Approximately two-thirds of that price is due to the cost of crude oil. If fuel came from a less precious resource, such as sewage or sawdust, motorists would almost certainly see lower prices at the pump.

We're not there yet, but the capability already exists to turn several everyday resources into a component of fuel. Many of these resources may in fact be sitting in your garbage can, in an office recycling bin or in a city landfill at this moment.

Read ahead and see what substances that we take for granted today can be turned into the automotive fuel of tomorrow.

1. Corn

According to Discovery News, corn is the largest source of biofuel in the U.S. today. Unfortunately, it's expensive to process, so it would carry high costs at the pump.

Corn is used in the creation of ethanol, an alcohol fuel. It derives from the sugars found in the grain, and all sugar crops can be fermented to produce it, according to the New York State Department of Environmental Conservation.

2. Sawdust

Gasoline that derives from wood waste may sound like a fantasy, but in 2009 a University of Massachusetts at Amherst professor named George Huber made it happen. According to The Boston Globe, Huber had his students load sawdust into one end of a complex contraption that he had invented, and moments later, a brown liquid that he called "grassoline" dripped out of the other side. That means that someday, the dumpster behind Home Depot could yield a treasure trove of energy independence.

Creating fuel from wood isn't just for the universities. Beaver Energy is a company that researches and develops alternative fuels, and has made a wood-powered car, a 1988 Isuzu Trooper with an engine that runs on wood chips. According to the company's website, it can go "20 miles on 25 pounds of wood chips," and it can be seen in this YouTube video.

3. French fries

French fries may be bad for you, but you can always justify eating them by saying that you're doing it for the environment. The cooking oil in which they're fried is a component of biodiesel, which the U.S. Energy Information Administration says "produces lower levels of most air pollutants than petroleum-based products."

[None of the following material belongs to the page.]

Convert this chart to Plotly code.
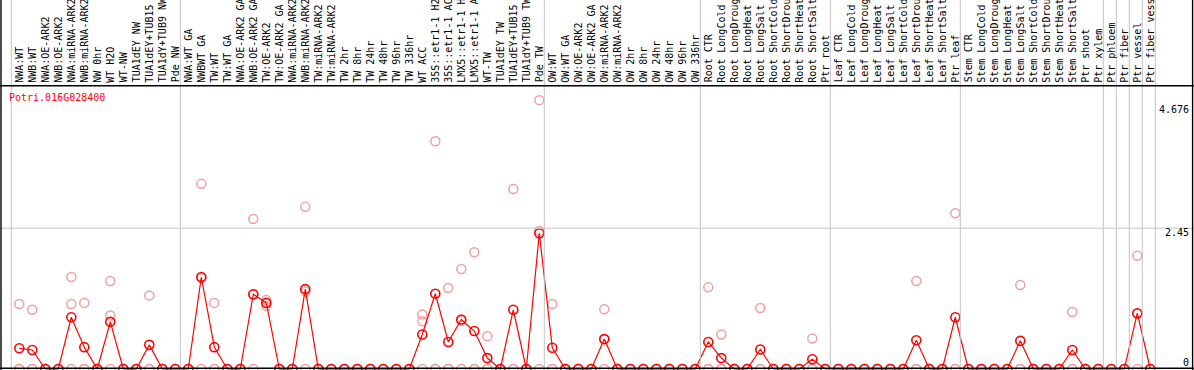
import plotly.graph_objects as go

gene = "Potri.016G028400"

samples = [
    "NWA:WT", "NWB:WT", "NWA:OE-ARK2", "NWB:OE-ARK2", "NWA:miRNA-ARK2", "NWB:miRNA-ARK2",
    "NW 0hr", "WT H2O", "WT-NW", "TUA1dEY NW", "TUA1dEY+TUB15", "TUA1dY+TUB9 NW", "Pde NW",
    "NWA:WT GA", "NWBWT GA", "TW:WT", "TW:WT GA", "NWA:OE-ARK2 GA", "NWB:OE-ARK2 GA",
    "TW:OE-ARK2", "TW:OE-ARK2 GA", "NWA:miRNA-ARK2", "NWB:miRNA-ARK2", "TW:miRNA-ARK2",
    "TW:miRNA-ARK2", "TW 2hr", "TW 8hr", "TW 24hr", "TW 48hr", "TW 96hr", "TW 336hr",
    "WT ACC", "35S::etr1-1 H2O", "35S::etr1-1 ACC", "LMX5::etr1-1 H2O", "LMX5::etr1-1 ACC",
    "WT-TW", "TUA1dEY TW", "TUA1dEY+TUB15", "TUA1dY+TUB9 TW", "Pde TW",
    "OW:WT", "OW:WT GA", "OW:OE-ARK2", "OW:OE-ARK2 GA", "OW:miRNA-ARK2", "OW:miRNA-ARK2",
    "OW 2hr", "OW 8hr", "OW 24hr", "OW 48hr", "OW 96hr", "OW 336hr",
    "Root CTR", "Root LongCold", "Root LongDrought", "Root LongHeat", "Root LongSalt",
    "Root ShortCold", "Root ShortDrought", "Root ShortHeat", "Root ShortSalt", "Ptr root",
    "Leaf CTR", "Leaf LongCold", "Leaf LongDrought", "Leaf LongHeat", "Leaf LongSalt",
    "Leaf ShortCold", "Leaf ShortDrought", "Leaf ShortHeat", "Leaf ShortSalt", "Ptr leaf",
    "Stem CTR", "Stem LongCold", "Stem LongDrought", "Stem LongHeat", "Stem LongSalt",
    "Stem ShortCold", "Stem ShortDrought", "Stem ShortHeat", "Stem ShortSalt", "Ptr shoot",
    "Ptr xylem", "Ptr phloem", "Ptr fiber", "Ptr vessel", "Ptr fiber vessel",
]

group_sizes = [13, 28, 12, 10, 10, 11, 1, 1, 1, 1]

mean_values = [
    0.36, 0.33, 0, 0, 0.90, 0.38, 0, 0.82, 0, 0, 0.42, 0, 0,
    0, 1.60, 0.38, 0, 0, 1.30, 1.15, 0, 0, 1.39, 0, 0, 0, 0, 0, 0, 0, 0,
    0.60, 1.31, 0.47, 0.86, 0.66, 0.19, 0, 1.03, 0, 2.36,
    0.37, 0, 0, 0, 0.52, 0, 0, 0, 0, 0, 0, 0,
    0.47, 0.19, 0, 0, 0.34, 0, 0, 0, 0.17, 0,
    0, 0, 0, 0, 0, 0, 0.50, 0, 0, 0.90,
    0, 0, 0, 0, 0.49, 0, 0, 0, 0.33, 0,
    0, 0, 0, 0.97, 0,
]

rep1 = [
    1.13, 1.03, 0, 0, 1.60, 1.15, 0, 1.53, 0, 0, 1.28, 0, 0,
    0, 3.22, 1.15, 0, 0, 2.61, 1.20, 0, 0, 2.82, 0, 0, 0, 0, 0, 0, 0, 0,
    0.95, 3.96, 1.41, 1.74, 2.03, 0.57, 0, 3.13, 0, 4.676,
    1.13, 0, 0, 0, 1.04, 0, 0, 0, 0, 0, 0, 0,
    1.42, 0.60, 0, 0, 1.06, 0, 0, 0, 0.53, 0,
    0, 0, 0, 0, 0, 0, 1.53, 0, 0, 2.71,
    0, 0, 0, 0, 1.46, 0, 0, 0, 0.99, 0,
    0, 0, 0, 1.97, 0,
]

rep2 = [
    0, 0, 0, 0, 1.13, 0, 0, 0.93, 0, 0, 0, 0, 0,
    0, 1.58, 0, 0, 0, 1.29, 1.15, 0, 0, 1.35, 0, 0, 0, 0, 0, 0, 0, 0,
    0.83, 0, 0, 0.84, 0, 0, 0, 0, 0, 2.40,
    0, 0, 0, 0, 0.52, 0, 0, 0, 0, 0, 0, 0,
    0, 0, 0, 0, 0, 0, 0, 0, 0, 0,
    0, 0, 0, 0, 0, 0, 0, 0, 0, 0,
    0, 0, 0, 0, 0, 0, 0, 0, 0, 0,
    0, 0, 0, 0.96, 0,
]

rep3 = [
    0, 0, 0, 0, 0, 0, 0, 0, 0, 0, 0, 0, 0,
    0, 0, 0, 0, 0, 0, 1.10, 0, 0, 0, 0, 0, 0, 0, 0, 0, 0, 0,
    0, 0, 0, 0, 0, 0, 0, 0, 0, 0,
    0, 0, 0, 0, 0, 0, 0, 0, 0, 0, 0, 0,
    0, 0, 0, 0, 0, 0, 0, 0, 0, 0,
    0, 0, 0, 0, 0, 0, 0, 0, 0, 0,
    0, 0, 0, 0, 0, 0, 0, 0, 0, 0,
    0, 0, 0, 0, 0,
]

y_ticks = [4.676, 2.45, 0]
y_tick_text = ["4.676", "2.45", "0"]

# ---- layout geometry (pixels) ----
W, H = 1194, 370
COL = 13.0          # pixel width of a column
X0 = 19.3           # pixel x of first point
Y0 = 369.0          # pixel y of value 0
PPU = 57.5          # pixels per unit

def px2x(p):
    return (p - X0) / COL

def px2y(p):
    return (Y0 - p) / PPU

xs = list(range(len(samples)))
FONT = "DejaVu Sans Mono"
CELL_OFF = -1.5 / COL

fig = go.Figure()

pale = "#efa0a0"
for rep in (rep1, rep2, rep3):
    fig.add_trace(go.Scatter(
        x=xs, y=rep, mode="markers",
        marker=dict(symbol="circle-open", size=9, color=pale, line=dict(width=1.5, color=pale)),
        cliponaxis=False, showlegend=False, hoverinfo="skip"))

fig.add_trace(go.Scatter(
    x=xs, y=mean_values, mode="lines+markers",
    line=dict(color="#ff0000", width=1.2),
    marker=dict(symbol="circle-open", size=9, color="#ff0000", line=dict(width=1.6, color="#ff0000")),
    cliponaxis=False, showlegend=False))

shapes = []
bounds = [0]
for g in group_sizes:
    bounds.append(bounds[-1] + g)
for k in bounds:
    xv = k - 0.5 + CELL_OFF
    shapes.append(dict(type="line", xref="x", yref="paper", x0=xv, x1=xv, y0=0, y1=1,
                       line=dict(color="#c4c4c4", width=1)))
shapes.append(dict(type="line", xref="paper", yref="y", x0=0, x1=1, y0=y_ticks[1], y1=y_ticks[1],
                   line=dict(color="#c4c4c4", width=1)))
shapes.append(dict(type="line", xref="paper", yref="y", x0=0, x1=1, y0=px2y(85.7), y1=px2y(85.7),
                   line=dict(color="black", width=1.4)))
shapes.append(dict(type="line", xref="paper", yref="y", x0=0, x1=1, y0=px2y(368.3), y1=px2y(368.3),
                   line=dict(color="black", width=1.6)))
for p in (1.0, 1192.6):
    shapes.append(dict(type="line", xref="x", yref="paper", x0=px2x(p), x1=px2x(p), y0=0, y1=1,
                       line=dict(color="black", width=1.4)))

annotations = []
for i, name in enumerate(samples):
    annotations.append(dict(
        x=i, y=px2y(83.5), xref="x", yref="y", text=name, showarrow=False,
        textangle=-90, xanchor="center", yanchor="bottom", borderpad=0,
        font=dict(family=FONT, size=10, color="black")))

tick_px = [109, 232, 362]
for v, t, p in zip(y_ticks, y_tick_text, tick_px):
    annotations.append(dict(
        x=px2x(1190), y=px2y(p), xref="x", yref="y", text=t, showarrow=False,
        xanchor="right", yanchor="middle", borderpad=0,
        font=dict(family=FONT, size=10, color="black")))

annotations.append(dict(
    x=px2x(8), y=px2y(97.5), xref="x", yref="y", text=gene, showarrow=False,
    xanchor="left", yanchor="middle", borderpad=0,
    font=dict(family=FONT, size=10, color="#ff0000")))

fig.update_layout(
    width=W, height=H,
    margin=dict(l=0, r=0, t=0, b=0),
    paper_bgcolor="white", plot_bgcolor="white",
    xaxis=dict(range=[px2x(0), px2x(W)], showgrid=False, zeroline=False, showticklabels=False,
               showline=False, fixedrange=True),
    yaxis=dict(range=[px2y(H), px2y(0)], showgrid=False, zeroline=False, showticklabels=False,
               showline=False, fixedrange=True),
    shapes=shapes, annotations=annotations, showlegend=False,
)

fig.write_html(
    "out.html",
    config={"displayModeBar": False},
    post_script="document.body.style.margin='0';document.body.style.padding='0';document.body.style.overflow='hidden';",
)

In 2009, a student research project at New York University studied the conversion of fryer oil from the school's own cafeterias into biodiesel. It found that "the percentage of biodiesel that can be produced from the fryer oil is approximately 75 percent."

4. Soybeans

On Sept. 30, 2013, The Minnesota State Register reported that the state's Pollution Control Agency and its Departments of Agriculture and Commerce had announced a move to a B10 biodiesel mandate, meaning that every gallon of diesel sold in the state had to be 10 percent biodiesel

The Minnesota Soybean Growers Association supported this move wholeheartedly. After all, soybeans are a popular component in biodiesel production, thanks to an easily performed organic chemistry process called transesterification. This process is also used in the synthesis of polyester.